Her world turns upside down again when she receives a letter from a complete stranger, one Dawsey Adams, a resident of Guernsey, who has a book of essays by Charles Lamb that once belonged to her. He writes to tell Juliet that during the five-year German occupation of the island Charles Lamb made him laugh and he feels a kinship to him. There are no longer any bookshops on Guernsey and he asks Juliet for the names of bookshops he can write to in London for more books by Mr. Lamb.
Juliet writes back, “I wonder how the book got to Guernsey? Perhaps there is some secret sort of homing instinct in books that brings them to their perfect readers.”
Their correspondence blossoms, and she’s soon receiving letters from Adams’ neighbors, too, and learning about the book club they formed during the war and the friendships that resulted.

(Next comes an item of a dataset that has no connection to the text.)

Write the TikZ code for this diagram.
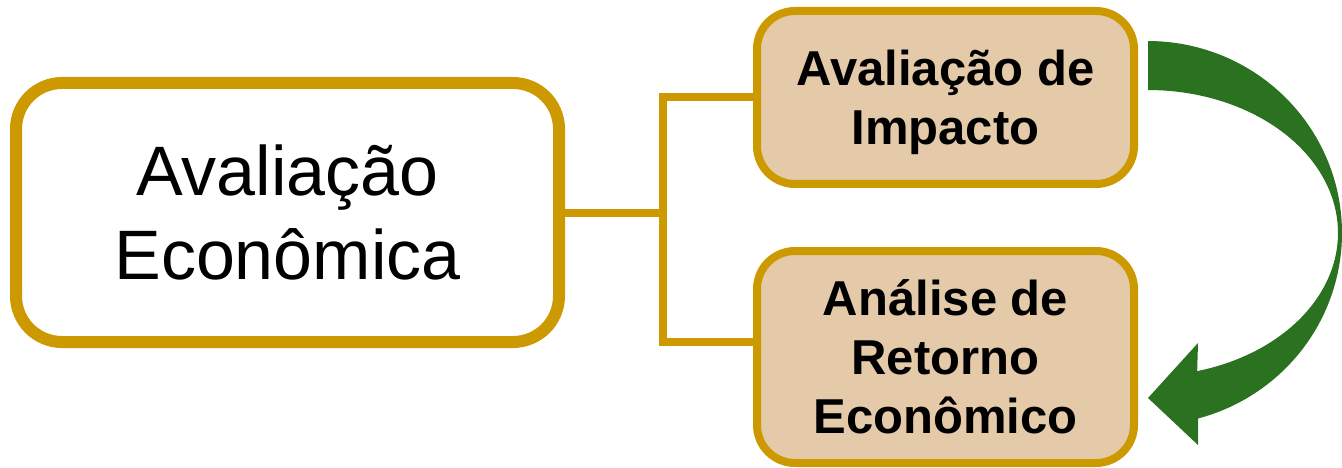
\documentclass[tikz,border=0pt]{standalone}
\usepackage{fontspec}
\setmainfont{Liberation Sans}
\definecolor{gold}{RGB}{204,153,0}
\definecolor{tan}{RGB}{228,202,169}
\definecolor{arrowgreen}{RGB}{43,114,32}
\begin{document}
\begin{tikzpicture}[x=1pt,y=-1pt,
  mainbox/.style={draw=gold, fill=white, line width=12pt, rounded corners=46pt,
    minimum width=543pt, minimum height=259pt, inner sep=0pt, align=center,
    font=\fontsize{70}{84}\selectfont},
  subbox/.style={draw=gold, fill=tan, line width=8pt, rounded corners=38pt,
    minimum width=377pt, inner sep=0pt, align=center,
    font=\bfseries\fontsize{49}{59}\selectfont},
  conn/.style={draw=gold, line width=8pt}]
\useasboundingbox (0,0) rectangle (1342,468);

% boxes
\node[mainbox] (L) at (287.5,212.5) {Avaliação\\Econômica};
\node[subbox, minimum height=173pt] (T) at (945.5,97.5)
  {Avaliação de\\\raisebox{0pt}[\height][0pt]{Impacto}};
\node[subbox, minimum height=212pt] (B) at (945.5,357)
  {Análise de\\Retorno\\Econômico};

% bracket connector
\coordinate (jb) at (663,342);
\draw[conn] (L.east) -- (L.east -| jb);
\draw[conn] (T.west) -| (jb) -- (jb -| B.west);

% curved arrow from the upper box round to the lower one
\fill[arrowgreen]
  plot[domain=-90:75, samples=80, variable=\t] ({1148+194*cos(\t)},{233+192*sin(\t)})
  -- (1198,445) -- (1148,398) -- (1198,343)
  -- plot[domain=75:-90, samples=80, variable=\t] ({1148+190*cos(\t)},{233+143*sin(\t)})
  -- cycle;
\end{tikzpicture}
\end{document}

Meanwhile, a dashing and wealthy American publisher, Markham Reynolds, enters the picture. He admires her wartime correspondence and sends her flowers every day until she agrees to meet him.
In two months’ time he asks her to marry him, but she hesitates. She’d been engaged and all set to marry a decent fellow before the war ended, but cancelled the wedding when she discovered that he didn’t truly share her love of books and words. While swept off her feet by Mark, she wants to be sure. She realizes she knows very little about him other than he’s a catch. The more he pushes, the surer she is that she must go to Guernsey and meet her correspondents.
Deprived of just about everything during the war, Guernsey residents are hungry for conversations with the outside world. When Juliet arrives, it’s love at first sight, and it’s not long before she finds the perfect subject.
This delightful book has another story worth telling. As Mary Ann Shaffer writes in her acknowledgements, shortly after the manuscript was sold she became seriously ill. Her niece, Annie Barrows, stepped in to help. “Without blinking an eye, she put down the book she was writing, pushed up her sleeves, and set to work on my manuscript.”